Por supuesto, esto no es exclusivo del proceso de vinculación en pareja; es, más bien, la forma en que aprendemos a relacionarnos socialmente, como ocurre en la dinámica de experimentación, error y corrección con la que aprendemos a ser mejores personas en el trabajo. Anteponer un requisito de experiencia laboral a un joven de 18 o 22 años sería ideal (y económico), pero no pasaría de ser una mera ensoñación. Del mismo modo, imponer un requisito de responsabilidad afectiva a un joven sería económico psíquicamente, pero ahorrando, la mente no crece.
En segundo lugar, resulta más extraña esta exigencia en un contexto en el que gran parte de las relaciones comienzan a través de aplicaciones que segmentan, con un nivel de detalle escalofriante, el tipo de relación que uno pretende establecer con el otro.
Tinder o Bumble, por ejemplo, obligan a declarar intenciones, tales como diversión de una noche, citas serias, relaciones de largo plazo, amistad o relaciones abiertas. En el mundo LGBTQ+, Grindr ofrece filtros específicos para satisfacer deseos particulares, incluidos morbos y fetiches.
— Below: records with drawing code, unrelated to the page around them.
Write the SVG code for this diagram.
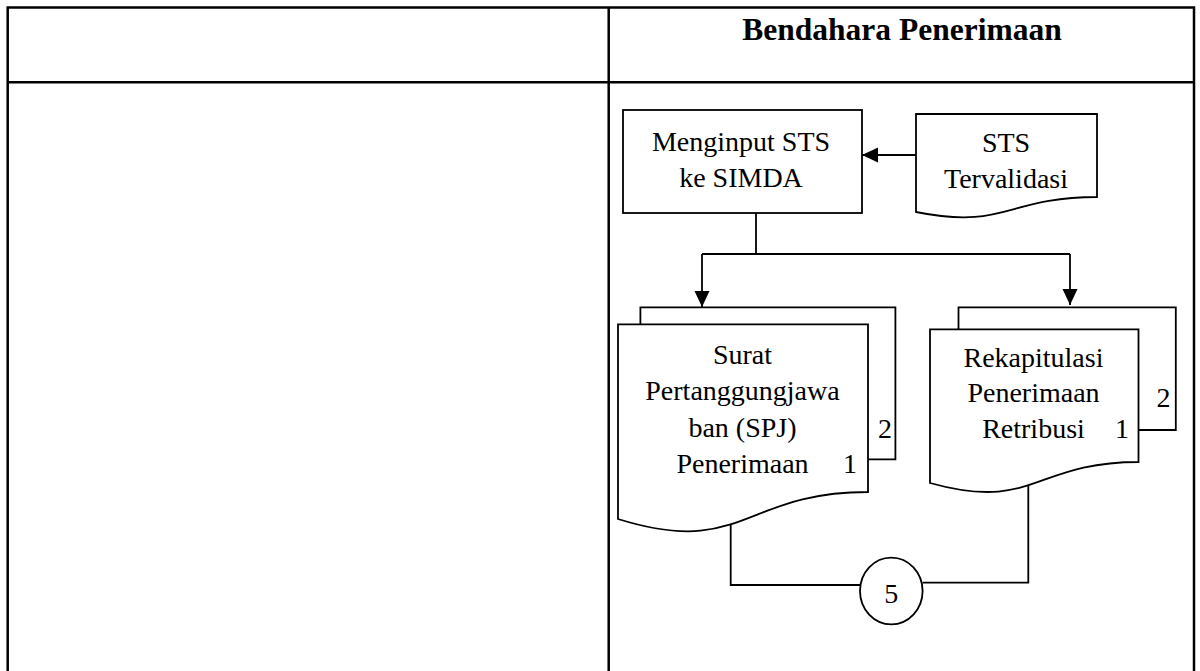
<svg xmlns="http://www.w3.org/2000/svg" width="1200" height="671" viewBox="0 0 1200 671">
  <style>
    .grid { stroke: #000; stroke-width: 2.5; fill: none; }
    .shape { stroke: #000; stroke-width: 1.8; fill: #fff; }
    .line { stroke: #000; stroke-width: 1.8; fill: none; }
    .lbl { font-family: "Liberation Serif", "Times New Roman", serif; font-size: 28px; fill: #000; text-anchor: middle; }
    .title { font-family: "Liberation Serif", "Times New Roman", serif; font-size: 31.5px; font-weight: bold; fill: #000; text-anchor: middle; }
  </style>
  <defs>
    <marker id="arrow" markerUnits="userSpaceOnUse" markerWidth="17" markerHeight="16" refX="16" refY="7.5" orient="auto">
      <path d="M0,0 L16,7.5 L0,15 z" fill="#000"/>
    </marker>
  </defs>

  <rect width="1200" height="671" fill="#fff"/>

  <!-- swimlane table -->
  <g id="table">
    <path class="grid" d="M7.7,680 V7.5 H1194 V680"/>
    <line class="grid" x1="7.7" y1="82.3" x2="1194" y2="82.3"/>
    <line class="grid" x1="608.7" y1="7.5" x2="608.7" y2="680"/>
    <text class="title" x="902" y="40">Bendahara Penerimaan</text>
  </g>

  <!-- connectors -->
  <g id="connectors">
    <line class="line" x1="916" y1="155" x2="862" y2="155" marker-end="url(#arrow)"/>
    <polyline class="line" points="756,213 756,254"/>
    <line class="line" x1="702" y1="254" x2="1070" y2="254"/>
    <line class="line" x1="702" y1="254" x2="702" y2="307" marker-end="url(#arrow)"/>
    <line class="line" x1="1070" y1="254" x2="1070" y2="305" marker-end="url(#arrow)"/>
    <polyline class="line" points="730.7,525 730.7,585 860,585"/>
    <polyline class="line" points="1028.3,485 1028.3,582.7 922.6,582.7"/>
  </g>

  <!-- process: Menginput STS ke SIMDA -->
  <g id="menginput">
    <rect class="shape" x="623" y="110" width="239" height="103"/>
    <text class="lbl" x="741" y="151">Menginput STS</text>
    <text class="lbl" x="741" y="187">ke SIMDA</text>
  </g>

  <!-- document: STS Tervalidasi -->
  <g id="sts-tervalidasi">
    <path class="shape" d="M916,114 H1097 V197 C1006,197 1006,230 916,212 Z"/>
    <text class="lbl" x="1006" y="152">STS</text>
    <text class="lbl" x="1006" y="188">Tervalidasi</text>
  </g>

  <!-- multi-document: SPJ Penerimaan -->
  <g id="spj-penerimaan">
    <path class="shape" d="M640.4,330 V307.3 H895.4 V459.3 H860 Z"/>
    <path class="shape" d="M618,324.3 H868 V492 C743,492 743,558 618,519 Z"/>
    <text class="lbl" x="742.5" y="364">Surat</text>
    <text class="lbl" x="742.5" y="400">Pertanggungjawa</text>
    <text class="lbl" x="742.5" y="437">ban (SPJ)</text>
    <text class="lbl" x="742.5" y="473">Penerimaan</text>
    <text class="lbl" x="850" y="473">1</text>
    <text class="lbl" x="885" y="438">2</text>
  </g>

  <!-- multi-document: Rekapitulasi Penerimaan Retribusi -->
  <g id="rekapitulasi">
    <path class="shape" d="M958.5,335 V307.3 H1175.8 V430 H1130 Z"/>
    <path class="shape" d="M930,329.3 H1138.5 V462 C1034,462 1034,512 930,483 Z"/>
    <text class="lbl" x="1033.5" y="367">Rekapitulasi</text>
    <text class="lbl" x="1033.5" y="402">Penerimaan</text>
    <text class="lbl" x="1033.5" y="438">Retribusi</text>
    <text class="lbl" x="1122" y="438">1</text>
    <text class="lbl" x="1163.5" y="407">2</text>
  </g>

  <!-- off-page connector 5 -->
  <g id="connector-5">
    <ellipse class="shape" cx="891.3" cy="591" rx="31.3" ry="33.3"/>
    <text class="lbl" x="891.3" y="602.7">5</text>
  </g>
</svg>
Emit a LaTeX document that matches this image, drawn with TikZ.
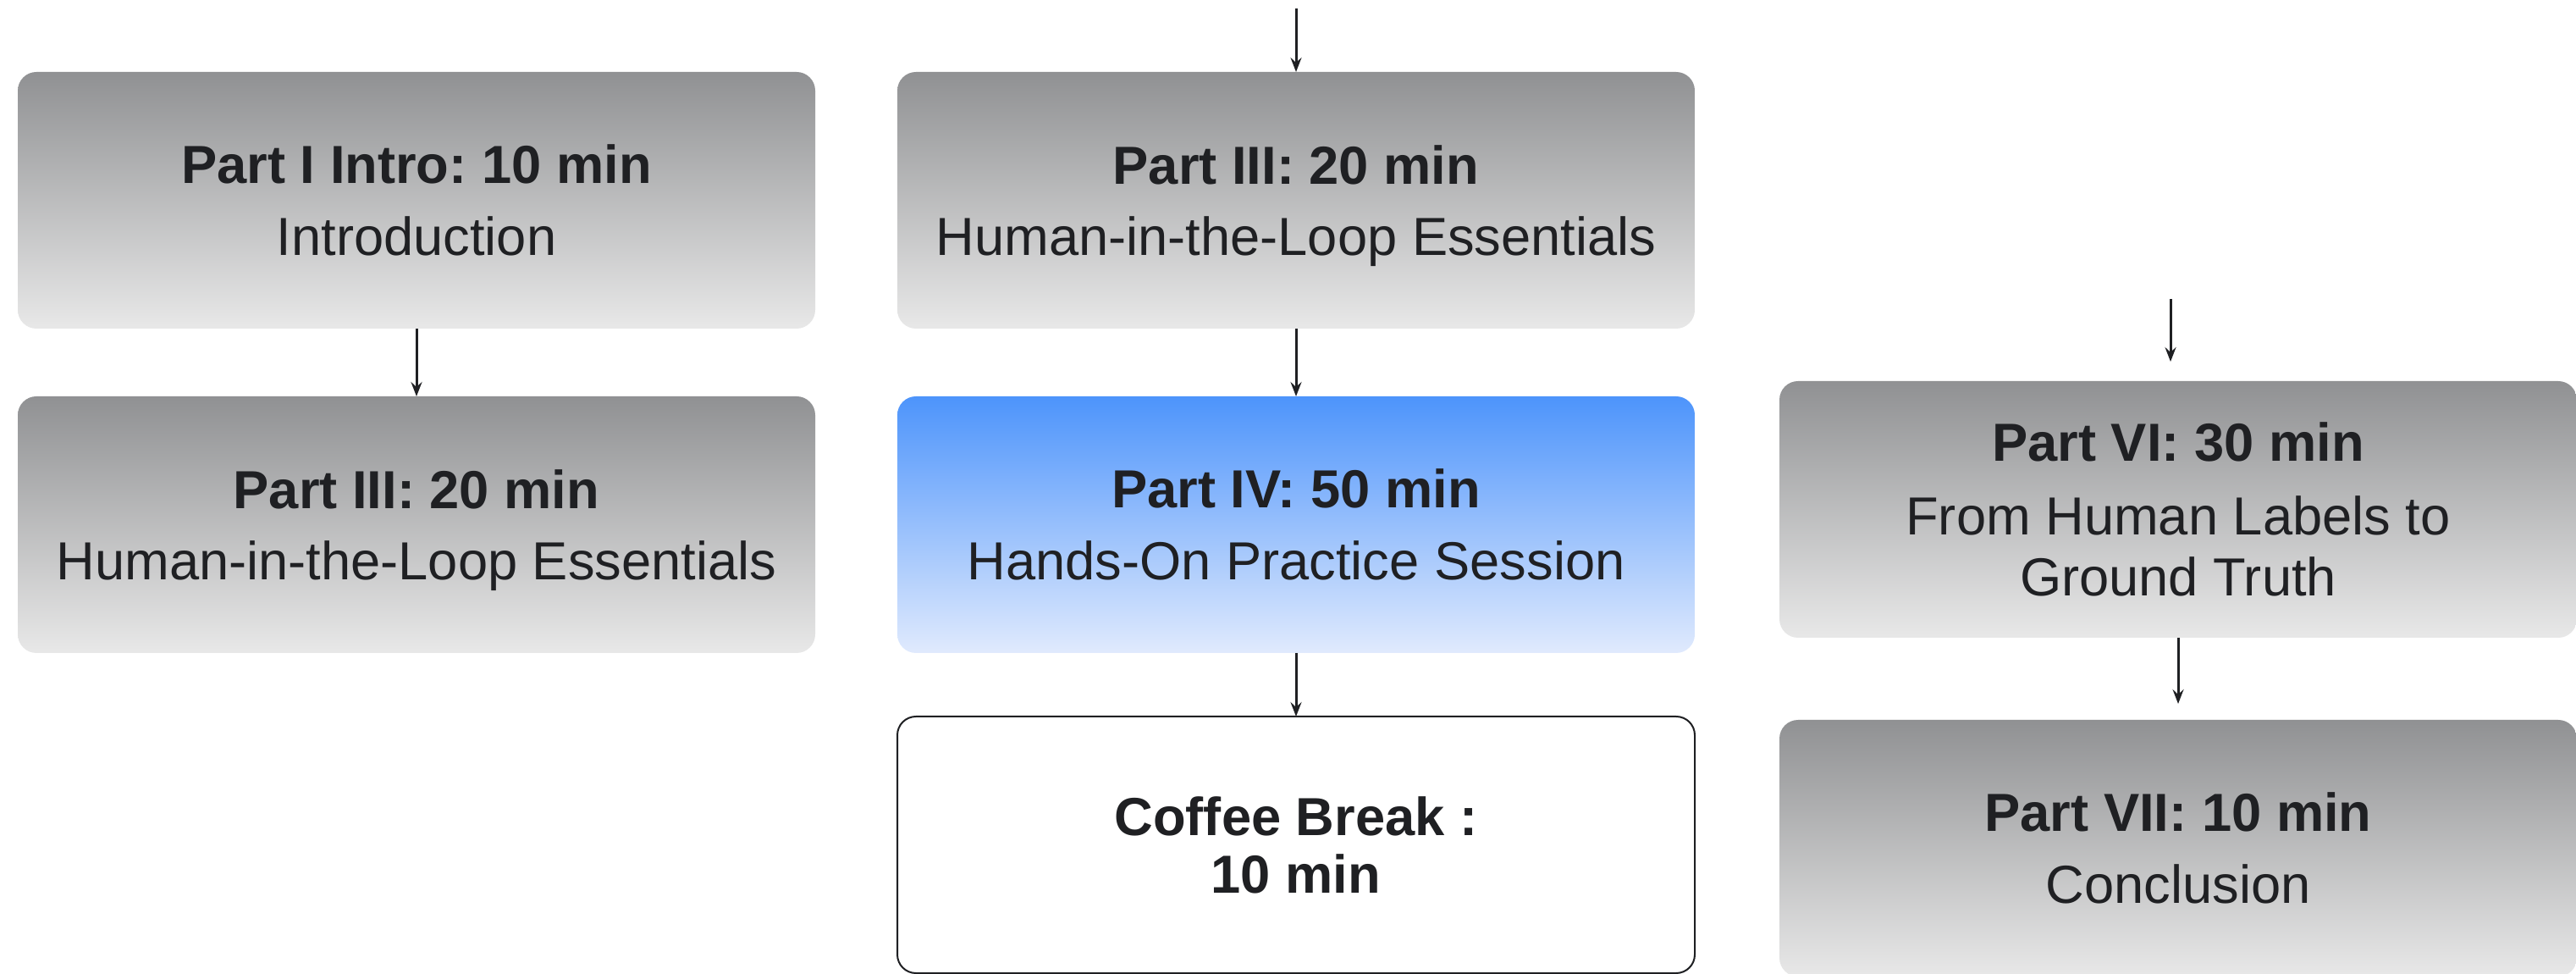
\documentclass[tikz,border=0pt]{standalone}
\usepackage{fontspec}
\setmainfont{Liberation Sans}
\usetikzlibrary{arrows.meta, positioning}
\frenchspacing

\definecolor{greytop}{HTML}{909193}
\definecolor{greybot}{HTML}{E8E8E8}
\definecolor{bluetop}{HTML}{4D94FB}
\definecolor{bluebot}{HTML}{E0EAFD}
\definecolor{ink}{HTML}{1F2023}

\begin{document}
\begin{tikzpicture}[
      node distance=8mm and 9.7mm,
      slot/.style={
        rounded corners=2.2mm, minimum width=94.2mm, minimum height=30.3mm,
        align=center, text=ink, outer sep=0pt,
        font=\fontsize{18}{20.5}\selectfont
      },
      part/.style={slot, top color=greytop, bottom color=greybot},
      handson/.style={slot, top color=bluetop, bottom color=bluebot},
      pause/.style={slot, draw=ink, line width=0.2mm, fill=white},
      arrow/.style={-{Stealth[length=1.7mm, width=1.3mm, inset=0.6mm]},
        line width=0.3mm, draw=ink}
    ]
    \useasboundingbox (0,0) rectangle (304.3mm,-115mm);
    % left column
    \node[part, anchor=north west] (intro) at (2.1mm,-8.5mm)
        {{\bfseries Part I Intro: 10 min}\\[3.6pt] Introduction};
    \node[part, below=of intro] (hitlA)
        {{\bfseries Part III: 20 min}\\[3.6pt] \smash{Human-in-the-Loop Essentials}};
    % middle column
    \node[part, right=of intro] (hitlB)
        {{\bfseries Part III: 20 min}\\[3.6pt] \smash{Human-in-the-Loop Essentials}};
    \node[handson, below=of hitlB] (practice)
        {{\bfseries Part IV: 50 min}\\[3.6pt] Hands-On Practice Session};
    \node[pause, below=7.5mm of practice] (coffee)
        {\bfseries Coffee Break :\\[-1.2pt] \bfseries 10 min};
    % right column
    \node[part, anchor=north west] (truth) at (210.2mm,-45mm)
        {{\bfseries Part VI: 30 min}\\[4.2pt] From Human Labels to\\ Ground Truth};
    \node[part, below=9.7mm of truth] (concl)
        {{\bfseries Part VII: 10 min}\\[3.6pt] Conclusion};
    \coordinate[above=7.5mm of hitlB] (entry);
    \coordinate (resume) at ([xshift=-0.9mm, yshift=9.7mm]truth.north);
    \draw[arrow] (entry) -- (hitlB);
    \draw[arrow] (intro) -- (hitlA);
    \draw[arrow] (hitlB) -- (practice);
    \draw[arrow] (practice) -- (coffee);
    \draw[arrow, shorten >=2.3mm] (resume) -- (resume |- truth.north);
    \draw[arrow, shorten >=1.9mm] (truth) -- (concl);
  \end{tikzpicture}
\end{document}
¿No debería esto prevenir, en parte, los problemas de asimetrías de información entre pretendientes? Esta generación cuenta, huelga decirlo, con herramientas más sofisticadas para conocer de antemano las intenciones del otro que las antiguas generaciones, volviendo explícito aquello que antes podía tardar meses o años en revelarse.
En tercer lugar, la idealización de las experiencias vinculares, a través de la imposición de este requisito de moda, le resta a la vida misma la aventura que significa abrirse mentalmente a conocer al otro. Identificar al timador del honesto, al fiel del infiel, desentrañando el misterio tras su lenguaje y explorando los aspectos conscientes e inconscientes que devela intermitentemente su conducta, sus gestos, sus lapsus, sus ensoñaciones y sus discursos es una labor ardua, pero necesaria.
Una vida desprovista de este proceso de conocimiento, error, angustia, dolor, aprendizaje y afinamiento es una vida desprovista de literatura y drama, una vida aséptica, una distopía finalmente. No nos permitiría contar con una “Desolación” de Gabriela Mistral, una vida intensa y trágica como la de Teresa Wilms Montt, o una “Canción desesperada” de Pablo Neruda.
Sería, además, porfiar la naturaleza humana, pues estamos llamados a amar con urgencia, sin mucho filtro en los primeros intentos. “Porque todo amor es urgente, porque nos vamos a morir”, dice Raúl Zurita, y es cierto. Es difícil pedirle a un ser humano joven, como todos lo hemos sido, que no ame con esa angustia vital, creyendo a los 28 años que una ruptura significa el fin trágico de la existencia (eso pensamos antes de caer en el diván).
Con la crianza que hemos recibido la mayoría de nosotros, es muy difícil no “desear ser el deseo del otro”, ese fantasma que muchos portamos por nuestra necesidad primaria de aprobación de nuestros padres, como nos cuenta Jacques Lacan.
Finalmente, y quizá lo más relevante, es que jamás podremos cumplir el anhelo de uniformar a las personas. La vida, como señala Forrest Gump, “es una caja de bombones, nunca sabes lo que te va a tocar”, y aprender a vivir con esa incertidumbre, a levantarse y seguir adelante pese a todas las adversidades, a desarrollar resiliencia, es quizás la mejor lección que podamos enseñar, teóricamente por supuesto, a las siguientes generaciones. Porque, claramente, lo aprenderán por experiencia propia.